**RECORDS TO PROCESS**

-- BEGIN --

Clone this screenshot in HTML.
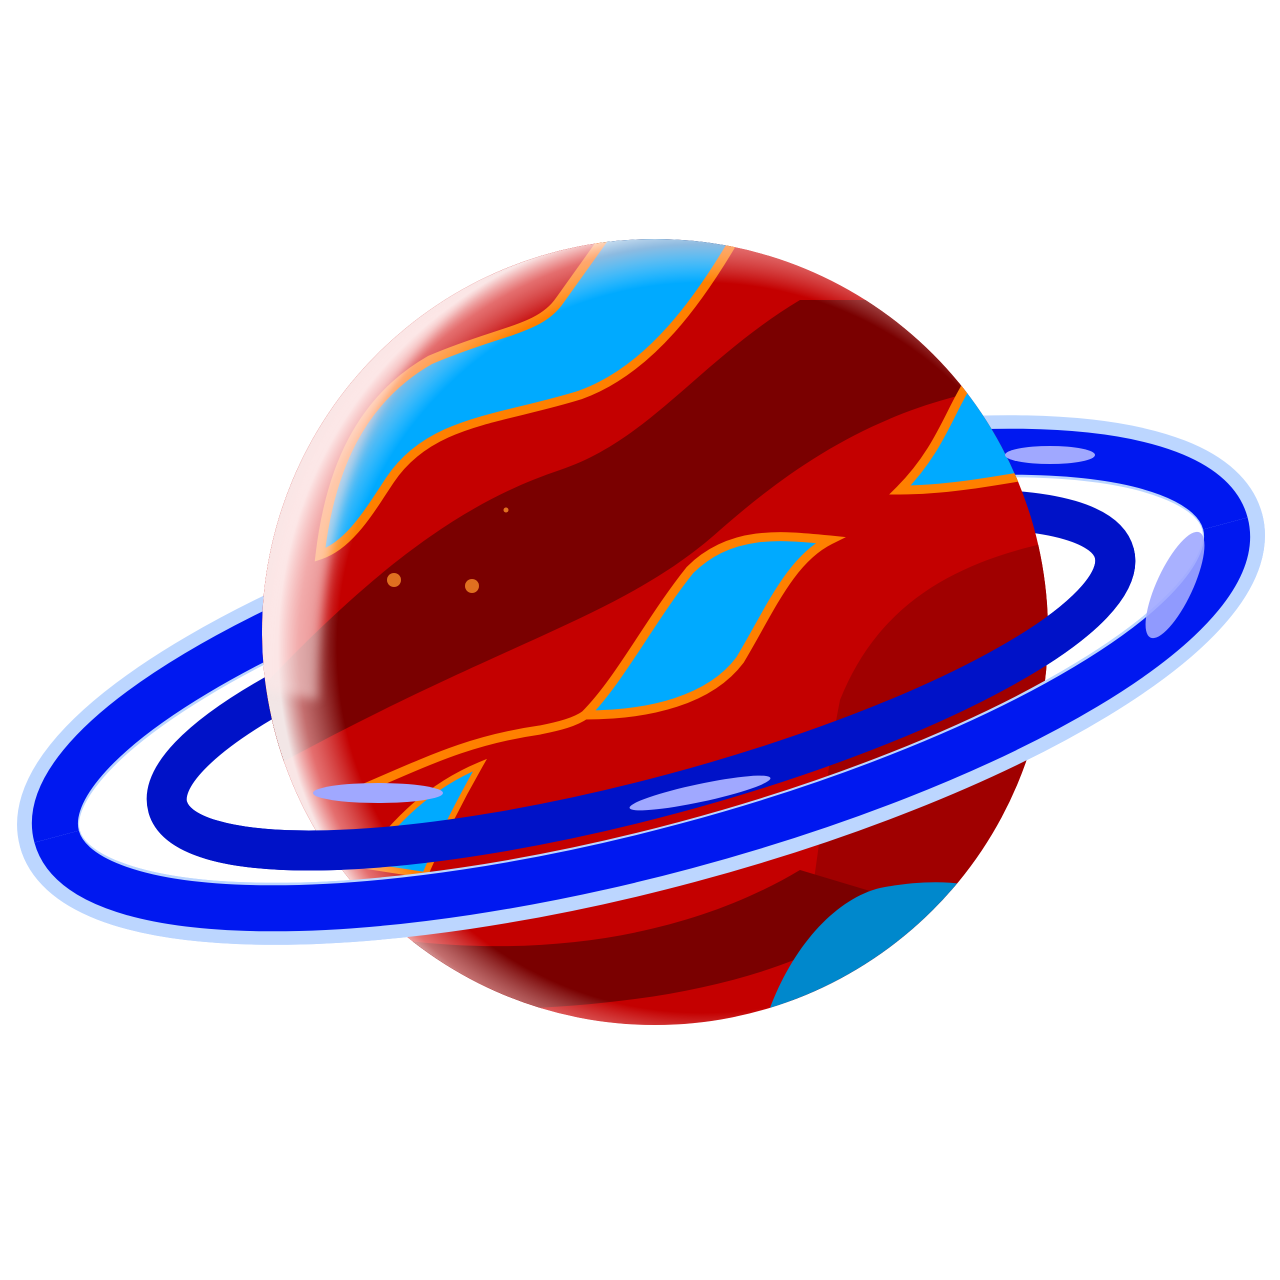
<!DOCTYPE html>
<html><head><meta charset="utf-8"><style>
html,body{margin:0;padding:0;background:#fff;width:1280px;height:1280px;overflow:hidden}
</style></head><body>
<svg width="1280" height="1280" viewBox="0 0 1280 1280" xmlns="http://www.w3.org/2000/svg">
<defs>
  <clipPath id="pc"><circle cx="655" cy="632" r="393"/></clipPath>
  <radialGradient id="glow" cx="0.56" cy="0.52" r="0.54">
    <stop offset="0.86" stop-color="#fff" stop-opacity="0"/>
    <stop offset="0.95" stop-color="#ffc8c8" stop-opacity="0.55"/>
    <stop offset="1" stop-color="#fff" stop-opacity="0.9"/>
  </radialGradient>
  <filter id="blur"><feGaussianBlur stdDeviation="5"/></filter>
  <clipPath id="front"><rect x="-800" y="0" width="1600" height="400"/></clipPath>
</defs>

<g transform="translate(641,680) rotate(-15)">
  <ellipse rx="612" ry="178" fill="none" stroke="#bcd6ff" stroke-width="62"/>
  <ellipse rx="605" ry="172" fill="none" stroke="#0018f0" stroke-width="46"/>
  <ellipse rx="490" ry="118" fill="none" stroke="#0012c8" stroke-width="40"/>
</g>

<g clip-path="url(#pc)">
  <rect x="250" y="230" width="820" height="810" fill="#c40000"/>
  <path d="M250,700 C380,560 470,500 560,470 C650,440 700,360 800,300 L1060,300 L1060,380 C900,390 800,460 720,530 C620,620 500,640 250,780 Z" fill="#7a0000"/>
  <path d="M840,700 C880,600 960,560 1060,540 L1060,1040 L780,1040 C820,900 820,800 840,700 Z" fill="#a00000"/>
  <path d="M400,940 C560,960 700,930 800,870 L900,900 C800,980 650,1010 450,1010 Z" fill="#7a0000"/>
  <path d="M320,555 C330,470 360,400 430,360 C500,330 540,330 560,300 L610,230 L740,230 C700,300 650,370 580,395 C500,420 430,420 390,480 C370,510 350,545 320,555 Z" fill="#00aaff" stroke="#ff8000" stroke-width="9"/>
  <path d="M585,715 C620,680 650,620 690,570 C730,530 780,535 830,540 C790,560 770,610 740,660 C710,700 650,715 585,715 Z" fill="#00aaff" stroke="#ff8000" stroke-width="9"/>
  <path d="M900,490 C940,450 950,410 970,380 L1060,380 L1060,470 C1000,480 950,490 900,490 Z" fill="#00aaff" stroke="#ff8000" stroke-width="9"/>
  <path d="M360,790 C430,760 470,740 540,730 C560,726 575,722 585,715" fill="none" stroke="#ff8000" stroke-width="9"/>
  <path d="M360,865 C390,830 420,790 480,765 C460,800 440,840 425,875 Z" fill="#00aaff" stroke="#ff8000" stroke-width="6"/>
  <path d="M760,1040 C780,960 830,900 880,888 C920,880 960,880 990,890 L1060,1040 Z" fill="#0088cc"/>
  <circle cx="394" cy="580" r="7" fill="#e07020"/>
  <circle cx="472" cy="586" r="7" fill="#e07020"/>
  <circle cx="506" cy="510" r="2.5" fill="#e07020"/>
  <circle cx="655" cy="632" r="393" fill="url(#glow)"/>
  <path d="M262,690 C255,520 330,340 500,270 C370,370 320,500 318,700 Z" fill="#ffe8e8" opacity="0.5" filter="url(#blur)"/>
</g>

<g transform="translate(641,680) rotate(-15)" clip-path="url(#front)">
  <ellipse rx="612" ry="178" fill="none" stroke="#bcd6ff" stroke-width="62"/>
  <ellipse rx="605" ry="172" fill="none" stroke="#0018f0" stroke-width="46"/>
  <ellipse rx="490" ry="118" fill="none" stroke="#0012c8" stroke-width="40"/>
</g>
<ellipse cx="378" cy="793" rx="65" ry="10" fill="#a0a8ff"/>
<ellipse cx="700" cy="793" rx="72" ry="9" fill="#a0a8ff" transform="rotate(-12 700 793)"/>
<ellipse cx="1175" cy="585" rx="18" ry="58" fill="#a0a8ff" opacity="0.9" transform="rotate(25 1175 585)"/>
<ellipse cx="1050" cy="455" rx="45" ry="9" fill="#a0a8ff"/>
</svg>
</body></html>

-- END --
-- BEGIN --

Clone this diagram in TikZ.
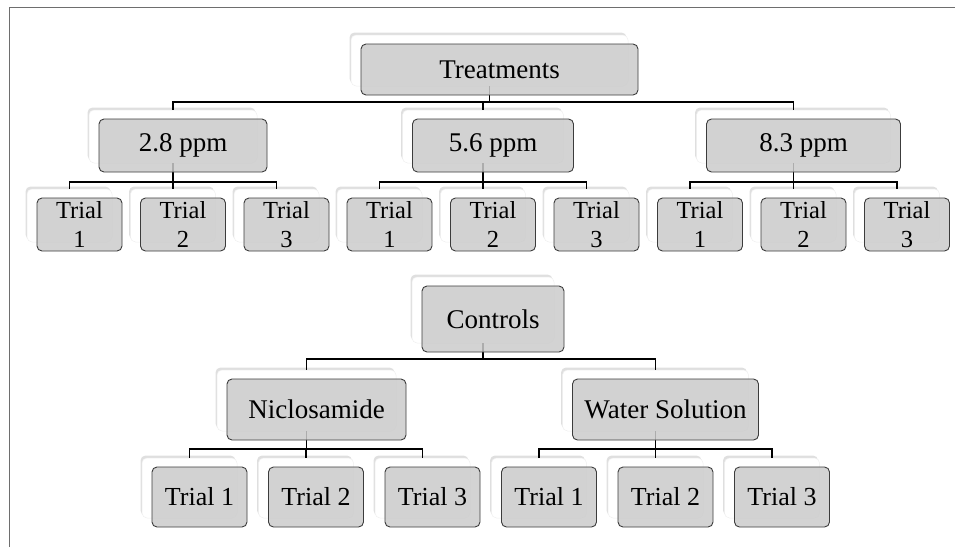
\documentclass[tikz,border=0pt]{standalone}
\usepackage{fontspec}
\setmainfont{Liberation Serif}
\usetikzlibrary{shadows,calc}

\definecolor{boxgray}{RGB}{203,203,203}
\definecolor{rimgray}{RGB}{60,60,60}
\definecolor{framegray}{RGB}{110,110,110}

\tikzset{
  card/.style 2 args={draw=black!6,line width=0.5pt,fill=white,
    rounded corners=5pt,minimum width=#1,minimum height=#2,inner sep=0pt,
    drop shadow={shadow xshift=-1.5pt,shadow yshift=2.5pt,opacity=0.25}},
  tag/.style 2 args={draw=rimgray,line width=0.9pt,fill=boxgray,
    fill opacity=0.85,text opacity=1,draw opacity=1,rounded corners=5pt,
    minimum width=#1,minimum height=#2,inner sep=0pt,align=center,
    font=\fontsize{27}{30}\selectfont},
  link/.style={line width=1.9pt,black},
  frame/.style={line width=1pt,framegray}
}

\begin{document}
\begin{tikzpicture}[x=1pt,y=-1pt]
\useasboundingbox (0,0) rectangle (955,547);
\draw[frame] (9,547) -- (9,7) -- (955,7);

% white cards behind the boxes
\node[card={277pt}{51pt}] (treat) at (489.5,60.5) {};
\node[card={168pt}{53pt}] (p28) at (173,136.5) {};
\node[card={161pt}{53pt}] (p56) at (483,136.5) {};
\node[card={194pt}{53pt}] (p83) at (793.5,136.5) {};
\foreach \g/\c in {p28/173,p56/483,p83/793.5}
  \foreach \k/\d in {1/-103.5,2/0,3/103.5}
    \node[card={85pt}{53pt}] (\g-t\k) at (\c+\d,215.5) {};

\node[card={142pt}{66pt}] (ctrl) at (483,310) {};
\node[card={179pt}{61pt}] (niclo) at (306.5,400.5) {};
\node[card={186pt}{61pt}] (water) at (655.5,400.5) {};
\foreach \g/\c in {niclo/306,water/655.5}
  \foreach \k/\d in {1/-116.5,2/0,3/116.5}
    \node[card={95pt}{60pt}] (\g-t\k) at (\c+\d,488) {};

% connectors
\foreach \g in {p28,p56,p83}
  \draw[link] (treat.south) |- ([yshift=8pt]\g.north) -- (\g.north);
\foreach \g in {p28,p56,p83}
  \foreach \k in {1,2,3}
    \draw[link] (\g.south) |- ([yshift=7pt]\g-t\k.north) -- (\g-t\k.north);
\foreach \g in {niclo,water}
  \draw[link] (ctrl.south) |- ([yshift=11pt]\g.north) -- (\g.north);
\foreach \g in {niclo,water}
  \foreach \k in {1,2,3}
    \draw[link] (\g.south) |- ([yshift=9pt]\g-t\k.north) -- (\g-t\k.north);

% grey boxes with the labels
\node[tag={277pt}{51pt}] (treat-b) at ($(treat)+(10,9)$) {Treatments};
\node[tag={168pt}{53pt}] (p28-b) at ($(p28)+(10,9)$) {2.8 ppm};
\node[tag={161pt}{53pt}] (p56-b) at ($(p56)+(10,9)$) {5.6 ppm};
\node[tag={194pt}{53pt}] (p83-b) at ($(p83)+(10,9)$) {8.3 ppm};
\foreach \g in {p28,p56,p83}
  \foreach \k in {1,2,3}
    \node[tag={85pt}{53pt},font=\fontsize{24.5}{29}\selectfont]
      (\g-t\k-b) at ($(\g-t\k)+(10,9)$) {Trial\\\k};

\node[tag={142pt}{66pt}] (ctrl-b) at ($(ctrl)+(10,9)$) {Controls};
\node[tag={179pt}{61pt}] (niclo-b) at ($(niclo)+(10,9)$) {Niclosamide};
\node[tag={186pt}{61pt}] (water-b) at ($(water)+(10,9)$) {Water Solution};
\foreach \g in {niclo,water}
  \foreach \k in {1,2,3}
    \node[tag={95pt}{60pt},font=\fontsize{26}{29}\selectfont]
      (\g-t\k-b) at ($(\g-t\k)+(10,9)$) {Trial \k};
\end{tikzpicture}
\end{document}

-- END --

**WHAT NEEDS TO BE DONE**
Everything from the line with "Clone this diagram in TikZ." down to the line with "(\g-t\k) at (\c+\d,488)" in the data above should be copied exactly, with both end lines kept and the pictures left out.

**COMPLETE ANSWER**
Clone this diagram in TikZ.
\documentclass[tikz,border=0pt]{standalone}
\usepackage{fontspec}
\setmainfont{Liberation Serif}
\usetikzlibrary{shadows,calc}

\definecolor{boxgray}{RGB}{203,203,203}
\definecolor{rimgray}{RGB}{60,60,60}
\definecolor{framegray}{RGB}{110,110,110}

\tikzset{
  card/.style 2 args={draw=black!6,line width=0.5pt,fill=white,
    rounded corners=5pt,minimum width=#1,minimum height=#2,inner sep=0pt,
    drop shadow={shadow xshift=-1.5pt,shadow yshift=2.5pt,opacity=0.25}},
  tag/.style 2 args={draw=rimgray,line width=0.9pt,fill=boxgray,
    fill opacity=0.85,text opacity=1,draw opacity=1,rounded corners=5pt,
    minimum width=#1,minimum height=#2,inner sep=0pt,align=center,
    font=\fontsize{27}{30}\selectfont},
  link/.style={line width=1.9pt,black},
  frame/.style={line width=1pt,framegray}
}

\begin{document}
\begin{tikzpicture}[x=1pt,y=-1pt]
\useasboundingbox (0,0) rectangle (955,547);
\draw[frame] (9,547) -- (9,7) -- (955,7);

% white cards behind the boxes
\node[card={277pt}{51pt}] (treat) at (489.5,60.5) {};
\node[card={168pt}{53pt}] (p28) at (173,136.5) {};
\node[card={161pt}{53pt}] (p56) at (483,136.5) {};
\node[card={194pt}{53pt}] (p83) at (793.5,136.5) {};
\foreach \g/\c in {p28/173,p56/483,p83/793.5}
  \foreach \k/\d in {1/-103.5,2/0,3/103.5}
    \node[card={85pt}{53pt}] (\g-t\k) at (\c+\d,215.5) {};

\node[card={142pt}{66pt}] (ctrl) at (483,310) {};
\node[card={179pt}{61pt}] (niclo) at (306.5,400.5) {};
\node[card={186pt}{61pt}] (water) at (655.5,400.5) {};
\foreach \g/\c in {niclo/306,water/655.5}
  \foreach \k/\d in {1/-116.5,2/0,3/116.5}
    \node[card={95pt}{60pt}] (\g-t\k) at (\c+\d,488) {};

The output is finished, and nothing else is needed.